=== Exercise data ===

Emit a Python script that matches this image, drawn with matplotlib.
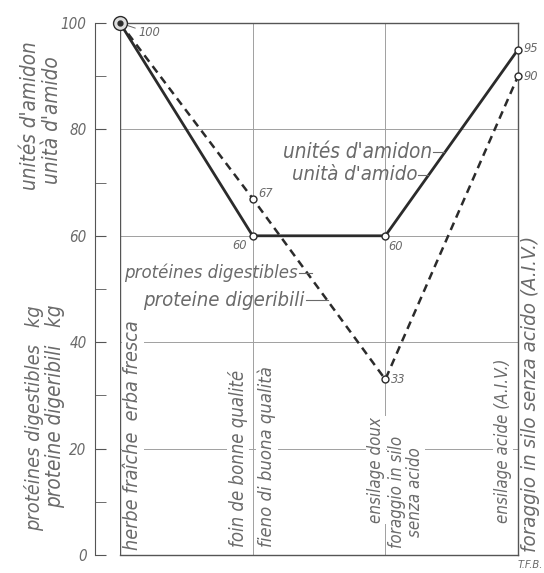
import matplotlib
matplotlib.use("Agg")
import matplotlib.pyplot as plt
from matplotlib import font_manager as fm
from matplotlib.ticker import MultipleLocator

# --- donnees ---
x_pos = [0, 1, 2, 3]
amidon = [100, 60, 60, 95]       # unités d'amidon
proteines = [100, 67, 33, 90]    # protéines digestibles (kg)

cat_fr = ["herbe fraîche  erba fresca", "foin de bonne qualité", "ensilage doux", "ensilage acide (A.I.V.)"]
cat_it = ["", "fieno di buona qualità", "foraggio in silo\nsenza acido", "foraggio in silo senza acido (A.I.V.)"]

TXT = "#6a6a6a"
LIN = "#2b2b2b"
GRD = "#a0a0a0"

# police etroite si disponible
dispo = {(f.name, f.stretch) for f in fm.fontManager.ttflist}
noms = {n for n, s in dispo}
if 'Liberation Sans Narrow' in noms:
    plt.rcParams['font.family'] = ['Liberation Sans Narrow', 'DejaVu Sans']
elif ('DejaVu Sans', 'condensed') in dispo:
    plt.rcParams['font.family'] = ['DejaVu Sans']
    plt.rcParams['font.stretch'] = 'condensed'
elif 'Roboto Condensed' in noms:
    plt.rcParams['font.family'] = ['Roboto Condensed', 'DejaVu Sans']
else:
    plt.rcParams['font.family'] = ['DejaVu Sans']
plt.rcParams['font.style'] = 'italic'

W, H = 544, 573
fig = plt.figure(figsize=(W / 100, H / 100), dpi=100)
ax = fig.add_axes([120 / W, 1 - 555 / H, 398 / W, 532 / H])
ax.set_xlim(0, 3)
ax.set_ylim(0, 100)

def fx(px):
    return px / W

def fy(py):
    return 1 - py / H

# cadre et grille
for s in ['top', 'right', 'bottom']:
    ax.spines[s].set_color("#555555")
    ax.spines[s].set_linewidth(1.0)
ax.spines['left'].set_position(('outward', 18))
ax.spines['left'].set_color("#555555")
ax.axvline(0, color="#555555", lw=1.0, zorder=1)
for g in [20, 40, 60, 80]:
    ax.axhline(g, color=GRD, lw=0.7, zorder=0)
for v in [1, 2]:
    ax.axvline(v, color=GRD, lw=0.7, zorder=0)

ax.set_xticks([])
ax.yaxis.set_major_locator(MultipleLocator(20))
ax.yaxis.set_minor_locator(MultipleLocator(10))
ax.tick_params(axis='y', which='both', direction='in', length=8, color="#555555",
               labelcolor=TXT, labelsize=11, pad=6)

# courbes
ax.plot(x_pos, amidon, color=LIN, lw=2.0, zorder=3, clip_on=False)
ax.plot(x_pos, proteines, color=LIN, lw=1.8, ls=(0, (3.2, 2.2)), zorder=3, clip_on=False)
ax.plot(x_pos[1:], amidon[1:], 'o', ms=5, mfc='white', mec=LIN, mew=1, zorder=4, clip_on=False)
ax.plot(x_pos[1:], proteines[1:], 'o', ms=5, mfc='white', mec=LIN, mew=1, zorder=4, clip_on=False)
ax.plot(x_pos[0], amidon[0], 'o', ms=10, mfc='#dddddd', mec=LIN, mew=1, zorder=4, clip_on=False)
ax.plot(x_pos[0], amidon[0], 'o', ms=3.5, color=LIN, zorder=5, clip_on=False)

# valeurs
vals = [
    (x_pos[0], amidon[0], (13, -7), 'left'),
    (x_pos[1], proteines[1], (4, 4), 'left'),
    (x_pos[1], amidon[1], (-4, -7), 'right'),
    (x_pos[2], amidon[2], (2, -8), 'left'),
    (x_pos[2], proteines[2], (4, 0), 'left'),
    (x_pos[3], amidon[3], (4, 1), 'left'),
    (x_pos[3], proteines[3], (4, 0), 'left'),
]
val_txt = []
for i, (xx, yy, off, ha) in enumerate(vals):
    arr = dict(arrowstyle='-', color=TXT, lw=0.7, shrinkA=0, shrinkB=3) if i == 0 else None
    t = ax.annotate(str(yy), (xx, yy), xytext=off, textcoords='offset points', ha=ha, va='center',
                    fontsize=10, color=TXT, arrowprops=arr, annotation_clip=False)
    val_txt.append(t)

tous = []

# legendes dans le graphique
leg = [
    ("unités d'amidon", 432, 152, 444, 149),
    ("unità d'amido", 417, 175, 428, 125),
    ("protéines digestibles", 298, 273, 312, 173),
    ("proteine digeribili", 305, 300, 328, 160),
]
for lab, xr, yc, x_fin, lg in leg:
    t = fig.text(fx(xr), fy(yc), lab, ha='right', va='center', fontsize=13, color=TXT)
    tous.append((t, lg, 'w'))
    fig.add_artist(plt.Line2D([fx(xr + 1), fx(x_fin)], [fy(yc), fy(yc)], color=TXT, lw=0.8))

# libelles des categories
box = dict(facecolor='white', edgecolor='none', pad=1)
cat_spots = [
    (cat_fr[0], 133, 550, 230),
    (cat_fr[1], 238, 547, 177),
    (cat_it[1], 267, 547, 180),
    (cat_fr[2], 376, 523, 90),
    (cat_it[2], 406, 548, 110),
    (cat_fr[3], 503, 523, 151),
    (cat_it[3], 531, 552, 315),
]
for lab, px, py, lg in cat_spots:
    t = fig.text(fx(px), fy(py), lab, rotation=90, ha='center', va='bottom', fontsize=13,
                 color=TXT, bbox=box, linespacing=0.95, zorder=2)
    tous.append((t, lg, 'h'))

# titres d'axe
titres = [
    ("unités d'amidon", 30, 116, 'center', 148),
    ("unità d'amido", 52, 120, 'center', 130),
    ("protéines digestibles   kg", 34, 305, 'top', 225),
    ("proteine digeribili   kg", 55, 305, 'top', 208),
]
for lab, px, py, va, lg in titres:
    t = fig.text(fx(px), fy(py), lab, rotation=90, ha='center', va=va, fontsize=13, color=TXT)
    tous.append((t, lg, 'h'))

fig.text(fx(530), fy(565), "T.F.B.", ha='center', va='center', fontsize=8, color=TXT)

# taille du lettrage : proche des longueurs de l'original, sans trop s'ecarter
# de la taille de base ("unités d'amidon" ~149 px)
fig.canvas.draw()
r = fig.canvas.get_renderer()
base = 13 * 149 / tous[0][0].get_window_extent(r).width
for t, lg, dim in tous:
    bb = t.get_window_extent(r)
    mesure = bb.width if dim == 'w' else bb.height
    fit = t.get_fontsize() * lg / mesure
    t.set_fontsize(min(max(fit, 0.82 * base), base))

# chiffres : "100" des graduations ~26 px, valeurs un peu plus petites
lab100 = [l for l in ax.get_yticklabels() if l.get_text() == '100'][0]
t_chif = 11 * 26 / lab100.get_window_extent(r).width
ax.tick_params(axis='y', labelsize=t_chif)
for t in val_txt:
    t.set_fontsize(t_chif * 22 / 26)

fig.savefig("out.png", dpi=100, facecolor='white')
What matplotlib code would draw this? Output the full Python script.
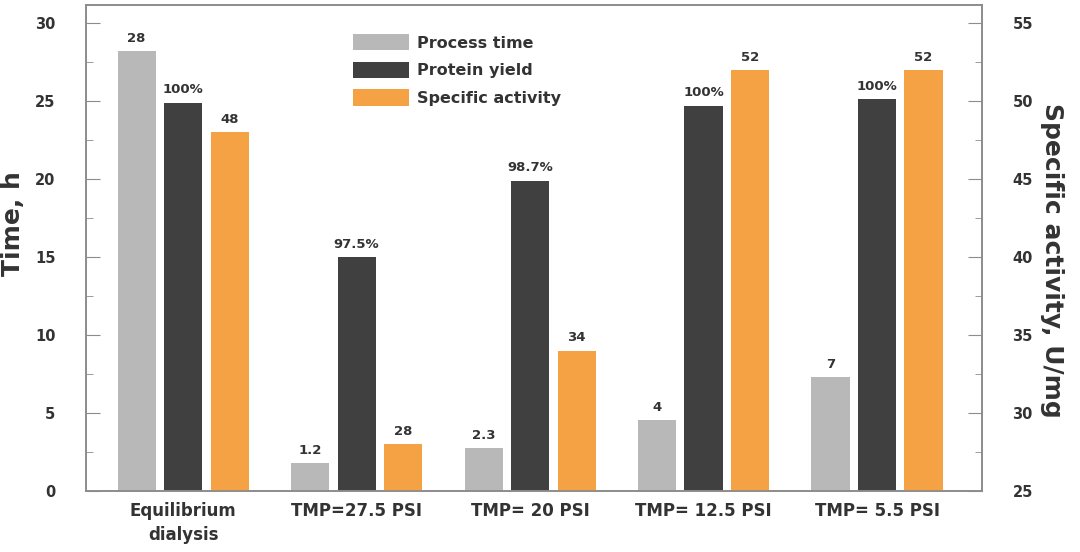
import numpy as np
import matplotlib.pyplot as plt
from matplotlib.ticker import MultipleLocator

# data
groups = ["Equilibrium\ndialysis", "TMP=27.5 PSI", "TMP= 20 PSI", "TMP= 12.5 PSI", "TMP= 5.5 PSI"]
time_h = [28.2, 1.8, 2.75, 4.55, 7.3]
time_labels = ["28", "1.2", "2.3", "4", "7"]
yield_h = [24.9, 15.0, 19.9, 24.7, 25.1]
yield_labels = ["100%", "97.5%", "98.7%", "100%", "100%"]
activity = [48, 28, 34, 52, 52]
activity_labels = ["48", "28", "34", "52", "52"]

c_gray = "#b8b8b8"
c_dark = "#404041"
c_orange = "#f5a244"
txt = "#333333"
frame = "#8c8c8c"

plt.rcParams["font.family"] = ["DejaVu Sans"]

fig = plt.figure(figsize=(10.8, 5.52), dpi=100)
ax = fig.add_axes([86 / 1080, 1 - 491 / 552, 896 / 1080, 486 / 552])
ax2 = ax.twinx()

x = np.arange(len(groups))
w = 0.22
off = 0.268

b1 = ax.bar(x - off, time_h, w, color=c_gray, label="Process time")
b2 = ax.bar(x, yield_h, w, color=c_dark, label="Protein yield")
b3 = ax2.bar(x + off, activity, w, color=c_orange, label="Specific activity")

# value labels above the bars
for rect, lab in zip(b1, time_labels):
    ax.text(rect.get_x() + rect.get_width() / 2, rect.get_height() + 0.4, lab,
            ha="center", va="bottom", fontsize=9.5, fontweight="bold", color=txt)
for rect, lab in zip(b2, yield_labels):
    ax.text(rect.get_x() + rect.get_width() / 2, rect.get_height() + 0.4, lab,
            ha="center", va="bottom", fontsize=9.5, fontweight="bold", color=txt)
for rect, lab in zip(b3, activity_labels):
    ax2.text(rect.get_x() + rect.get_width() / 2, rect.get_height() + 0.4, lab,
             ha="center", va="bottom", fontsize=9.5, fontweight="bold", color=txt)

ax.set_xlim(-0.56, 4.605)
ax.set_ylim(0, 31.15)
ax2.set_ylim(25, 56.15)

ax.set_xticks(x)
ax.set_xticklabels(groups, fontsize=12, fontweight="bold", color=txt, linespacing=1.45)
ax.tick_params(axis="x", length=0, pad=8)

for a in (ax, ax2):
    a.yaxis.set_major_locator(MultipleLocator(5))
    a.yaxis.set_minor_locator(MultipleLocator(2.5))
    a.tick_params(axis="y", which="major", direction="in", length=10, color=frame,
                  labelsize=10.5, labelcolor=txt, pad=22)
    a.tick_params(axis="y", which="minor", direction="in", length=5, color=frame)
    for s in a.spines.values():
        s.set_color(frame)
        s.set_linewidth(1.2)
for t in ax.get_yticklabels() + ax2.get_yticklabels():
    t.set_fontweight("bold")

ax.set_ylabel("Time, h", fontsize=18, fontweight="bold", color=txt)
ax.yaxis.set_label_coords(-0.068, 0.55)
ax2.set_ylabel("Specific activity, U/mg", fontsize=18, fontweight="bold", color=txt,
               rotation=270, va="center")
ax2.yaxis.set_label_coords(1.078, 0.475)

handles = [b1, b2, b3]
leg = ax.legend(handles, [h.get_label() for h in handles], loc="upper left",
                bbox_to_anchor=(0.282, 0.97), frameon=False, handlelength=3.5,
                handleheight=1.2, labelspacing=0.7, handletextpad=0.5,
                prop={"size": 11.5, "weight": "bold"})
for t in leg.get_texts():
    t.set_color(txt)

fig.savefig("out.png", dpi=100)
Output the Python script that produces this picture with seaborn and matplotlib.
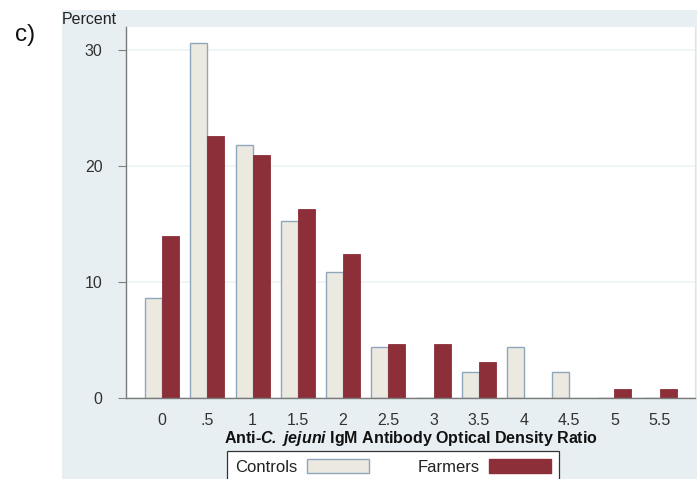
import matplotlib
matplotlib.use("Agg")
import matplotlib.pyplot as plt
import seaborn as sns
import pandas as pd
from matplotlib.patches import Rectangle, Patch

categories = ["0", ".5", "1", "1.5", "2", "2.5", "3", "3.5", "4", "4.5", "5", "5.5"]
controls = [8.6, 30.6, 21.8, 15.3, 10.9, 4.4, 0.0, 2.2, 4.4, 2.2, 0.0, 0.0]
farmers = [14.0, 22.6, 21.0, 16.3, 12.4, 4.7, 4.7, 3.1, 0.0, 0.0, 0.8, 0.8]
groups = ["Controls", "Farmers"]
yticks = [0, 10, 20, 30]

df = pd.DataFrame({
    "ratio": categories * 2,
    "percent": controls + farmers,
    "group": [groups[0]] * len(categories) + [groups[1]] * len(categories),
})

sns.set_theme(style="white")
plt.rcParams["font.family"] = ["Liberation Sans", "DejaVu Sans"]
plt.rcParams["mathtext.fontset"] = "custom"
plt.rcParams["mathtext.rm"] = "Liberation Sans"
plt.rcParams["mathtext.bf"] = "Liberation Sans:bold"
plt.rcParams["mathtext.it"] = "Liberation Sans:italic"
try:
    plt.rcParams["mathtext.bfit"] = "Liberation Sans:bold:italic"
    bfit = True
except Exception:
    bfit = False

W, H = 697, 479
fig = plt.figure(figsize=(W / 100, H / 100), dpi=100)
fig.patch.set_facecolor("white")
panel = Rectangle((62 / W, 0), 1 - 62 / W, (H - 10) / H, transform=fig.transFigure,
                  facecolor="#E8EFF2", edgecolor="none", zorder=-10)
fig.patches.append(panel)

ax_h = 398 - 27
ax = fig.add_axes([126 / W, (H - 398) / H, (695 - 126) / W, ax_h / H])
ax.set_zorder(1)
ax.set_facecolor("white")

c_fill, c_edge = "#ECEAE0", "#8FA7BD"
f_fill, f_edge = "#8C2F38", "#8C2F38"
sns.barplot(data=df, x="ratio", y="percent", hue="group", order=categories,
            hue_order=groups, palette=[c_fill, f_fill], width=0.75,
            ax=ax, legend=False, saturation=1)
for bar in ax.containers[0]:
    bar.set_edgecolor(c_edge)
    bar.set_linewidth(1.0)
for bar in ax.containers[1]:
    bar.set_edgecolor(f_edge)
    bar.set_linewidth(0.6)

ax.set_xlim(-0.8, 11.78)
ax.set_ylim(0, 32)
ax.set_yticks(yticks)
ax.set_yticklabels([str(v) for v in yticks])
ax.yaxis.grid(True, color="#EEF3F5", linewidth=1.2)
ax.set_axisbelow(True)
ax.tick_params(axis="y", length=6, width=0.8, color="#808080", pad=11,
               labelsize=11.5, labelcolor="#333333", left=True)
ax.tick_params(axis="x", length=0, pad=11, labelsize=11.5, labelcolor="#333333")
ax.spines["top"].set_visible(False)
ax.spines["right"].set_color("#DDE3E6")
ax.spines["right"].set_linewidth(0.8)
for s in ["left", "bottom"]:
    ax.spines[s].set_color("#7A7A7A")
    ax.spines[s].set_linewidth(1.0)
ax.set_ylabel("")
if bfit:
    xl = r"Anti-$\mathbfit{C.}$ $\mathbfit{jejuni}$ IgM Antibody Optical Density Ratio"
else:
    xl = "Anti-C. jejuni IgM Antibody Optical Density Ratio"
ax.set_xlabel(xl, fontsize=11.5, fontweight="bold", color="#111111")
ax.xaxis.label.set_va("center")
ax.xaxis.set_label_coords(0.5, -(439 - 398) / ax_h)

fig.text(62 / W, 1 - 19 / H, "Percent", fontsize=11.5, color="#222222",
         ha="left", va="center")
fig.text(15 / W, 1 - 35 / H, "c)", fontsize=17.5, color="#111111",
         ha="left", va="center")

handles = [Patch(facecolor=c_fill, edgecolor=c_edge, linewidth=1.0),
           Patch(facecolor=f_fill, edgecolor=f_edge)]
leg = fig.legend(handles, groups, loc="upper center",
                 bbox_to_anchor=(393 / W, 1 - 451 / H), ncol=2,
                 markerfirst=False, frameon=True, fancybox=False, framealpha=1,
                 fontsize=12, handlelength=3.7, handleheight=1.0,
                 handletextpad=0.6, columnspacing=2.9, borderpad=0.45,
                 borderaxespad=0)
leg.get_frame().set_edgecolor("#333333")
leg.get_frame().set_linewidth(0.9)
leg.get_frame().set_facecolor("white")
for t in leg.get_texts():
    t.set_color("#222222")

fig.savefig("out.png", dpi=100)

===

Please quote the lines of the material, beginning with the first and ending with the one that contains "return 1 - py / H", exactly as written and without any pictures.

**Exercise result:**
Emit a Python script that matches this image, drawn with matplotlib.
import matplotlib
matplotlib.use("Agg")
import matplotlib.pyplot as plt
from matplotlib import font_manager as fm
from matplotlib.ticker import MultipleLocator

# --- donnees ---
x_pos = [0, 1, 2, 3]
amidon = [100, 60, 60, 95]       # unités d'amidon
proteines = [100, 67, 33, 90]    # protéines digestibles (kg)

cat_fr = ["herbe fraîche  erba fresca", "foin de bonne qualité", "ensilage doux", "ensilage acide (A.I.V.)"]
cat_it = ["", "fieno di buona qualità", "foraggio in silo\nsenza acido", "foraggio in silo senza acido (A.I.V.)"]

TXT = "#6a6a6a"
LIN = "#2b2b2b"
GRD = "#a0a0a0"

# police etroite si disponible
dispo = {(f.name, f.stretch) for f in fm.fontManager.ttflist}
noms = {n for n, s in dispo}
if 'Liberation Sans Narrow' in noms:
    plt.rcParams['font.family'] = ['Liberation Sans Narrow', 'DejaVu Sans']
elif ('DejaVu Sans', 'condensed') in dispo:
    plt.rcParams['font.family'] = ['DejaVu Sans']
    plt.rcParams['font.stretch'] = 'condensed'
elif 'Roboto Condensed' in noms:
    plt.rcParams['font.family'] = ['Roboto Condensed', 'DejaVu Sans']
else:
    plt.rcParams['font.family'] = ['DejaVu Sans']
plt.rcParams['font.style'] = 'italic'

W, H = 544, 573
fig = plt.figure(figsize=(W / 100, H / 100), dpi=100)
ax = fig.add_axes([120 / W, 1 - 555 / H, 398 / W, 532 / H])
ax.set_xlim(0, 3)
ax.set_ylim(0, 100)

def fx(px):
    return px / W

def fy(py):
    return 1 - py / H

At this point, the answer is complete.